Publisher: Digital Magic
Machine: Amiga 500

 
Published in Computer & Video Games #91

Scorpion

You know I really feel like a Scorpion Warrior right now... tromping through endlessly changing landscapes, fighting my way through hordes of miscast alien extras from other games/films/TV shows, with only the little wiggly lines bursting from my fingertips for protection. Sigh. Yes folks, it's a platform-based shoot-'em-up dressed up as lamb.

The promise of the screenshots of the box had me anticipating a rip-roaring arcade adventure with quality graphics and animation, ear-shattering sound and gameplay to keep me coming back for more. But no, instead we have a dose of undoubtedly fine graphics, but stiff animation and a host of irritating design flaws which impair enjoyment of the gameplay.

The game covers five levels, The Harbour, The Forest, Stay Cool (a snowy landscape in fact), The Crypt and finally The Castle.

Graphically speaking, the game is nice, with a hundred different aliens and five scrolling backgrounds. But the animation lacks a certain fluidity - the scrolling backgrounds are smooth enough, but the frames of animation for the main sprite and for his enemies are stiff and lifeless. A bit like being menaced by cardboard cut-outs.

Jumping from a platform higher than his height, our hero lands as if he's just stepped off a kerb. I think it might have been better to err on the side of too much reaction to things rather than too little. Before we leave the subject of graphics, though, I feel I ought to say one thing about the design of the aliens themselves. They're very nicely drawn. I expected a kitchen sink to come scrolling on-screen at any moment.

Daleks? ATAT scout walkers?
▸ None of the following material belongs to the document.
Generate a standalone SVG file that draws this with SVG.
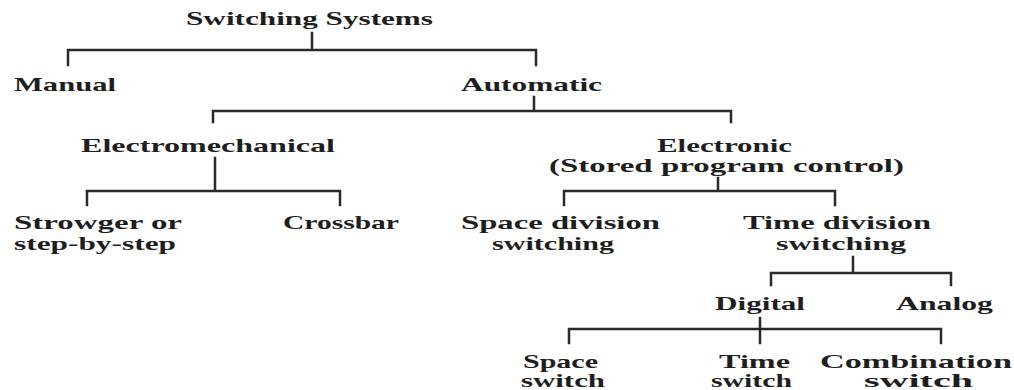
<svg xmlns="http://www.w3.org/2000/svg" width="1014" height="390" viewBox="0 0 1014 390">
<style>
  .t { font-family: "Liberation Serif", "Times New Roman", serif; font-size: 19px; font-weight: bold; fill: #1e1e1e; }
  .c { stroke: #2a2a2a; stroke-width: 2.5; fill: none; stroke-linecap: square; }
</style>
<rect x="0" y="0" width="1014" height="390" fill="#ffffff"/>
<g id="connectors" class="c">
  <path d="M312 33 V50 M68 65 V50 H536 V65"/>
  <path d="M534 97 V111 M213 122 V111 H731 V122"/>
  <path d="M215 158 V191 M87 205 V191 H340 V205"/>
  <path d="M718 178 V191 M564 205 V191 H835 V205"/>
  <path d="M853 257 V273 M771 285 V273 H951 V285"/>
  <path d="M760 318 V343 M569 343 V329 H941 V343"/>
</g>
<g id="switching-systems"><text class="t" x="186" y="25" textLength="247" lengthAdjust="spacingAndGlyphs">Switching Systems</text></g>
<g id="manual"><text class="t" x="14" y="91" textLength="102" lengthAdjust="spacingAndGlyphs">Manual</text></g>
<g id="automatic"><text class="t" x="461" y="91" textLength="141" lengthAdjust="spacingAndGlyphs">Automatic</text></g>
<g id="electromechanical"><text class="t" x="81" y="152" textLength="254" lengthAdjust="spacingAndGlyphs">Electromechanical</text></g>
<g id="electronic">
  <text class="t" x="657" y="152" textLength="135" lengthAdjust="spacingAndGlyphs">Electronic</text>
  <text class="t" x="549" y="172" textLength="355" lengthAdjust="spacingAndGlyphs">(Stored program control)</text>
</g>
<g id="strowger">
  <text class="t" x="14" y="229" textLength="168" lengthAdjust="spacingAndGlyphs">Strowger or</text>
  <text class="t" x="14" y="250" textLength="162" lengthAdjust="spacingAndGlyphs">step-by-step</text>
</g>
<g id="crossbar"><text class="t" x="283" y="229" textLength="116" lengthAdjust="spacingAndGlyphs">Crossbar</text></g>
<g id="space-division">
  <text class="t" x="461" y="229" textLength="199" lengthAdjust="spacingAndGlyphs">Space division</text>
  <text class="t" x="492" y="250" textLength="122" lengthAdjust="spacingAndGlyphs">switching</text>
</g>
<g id="time-division">
  <text class="t" x="743" y="229" textLength="188" lengthAdjust="spacingAndGlyphs">Time division</text>
  <text class="t" x="776" y="250" textLength="130" lengthAdjust="spacingAndGlyphs">switching</text>
</g>
<g id="digital"><text class="t" x="715" y="310" textLength="90" lengthAdjust="spacingAndGlyphs">Digital</text></g>
<g id="analog"><text class="t" x="896" y="310" textLength="97" lengthAdjust="spacingAndGlyphs">Analog</text></g>
<g id="space-switch">
  <text class="t" x="523" y="368" textLength="75" lengthAdjust="spacingAndGlyphs">Space</text>
  <text class="t" x="521" y="387" textLength="84" lengthAdjust="spacingAndGlyphs">switch</text>
</g>
<g id="time-switch">
  <text class="t" x="719" y="368" textLength="71" lengthAdjust="spacingAndGlyphs">Time</text>
  <text class="t" x="711" y="387" textLength="81" lengthAdjust="spacingAndGlyphs">switch</text>
</g>
<g id="combination-switch">
  <text class="t" x="820" y="368" textLength="192" lengthAdjust="spacingAndGlyphs">Combination</text>
  <text class="t" x="864" y="387" textLength="109" lengthAdjust="spacingAndGlyphs">switch</text>
</g>
</svg>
Wolves? Pirates? Parrots? Droids? Even Robin Hood? How many different things have been cribbed from other sources, I wonder? Every TV programme and film the author has ever seen I shouldn't wonder.

The sounds are sampled, of course, and thin on the ground too. No background music, no nothing. Just silky silence. I like my games a bit more noisy and naughty than that. No clumping of boots on the boards of the ships. No crunching of our feet in the leaves or the snow. The sound lets it down quite a lot I feel, apart from the brilliant idea at the start of the game; a looper sample of the open phrase of Holst's "Mars - The Bringer Of War" from The Planet Suite. This is good to listen to, but you keep wanting to hear the next bit, which is annoying.

The worst thing about the game, and the thing which points out the game's design flaws, is the repeating death syndrome. If you die by falling off into the water, say, on the first level, you are replaced in the game on your next life in the same spot. Therefore when you start again you just die again. And again. And again. Until the game ends, and there's nothing you can do about it. There's no excuse for this sort of error, and it's one that should have been picked up during play testing.

This is a competently executed game, let down by some easily corrected errors, and suffers from not enough outside criticism before release.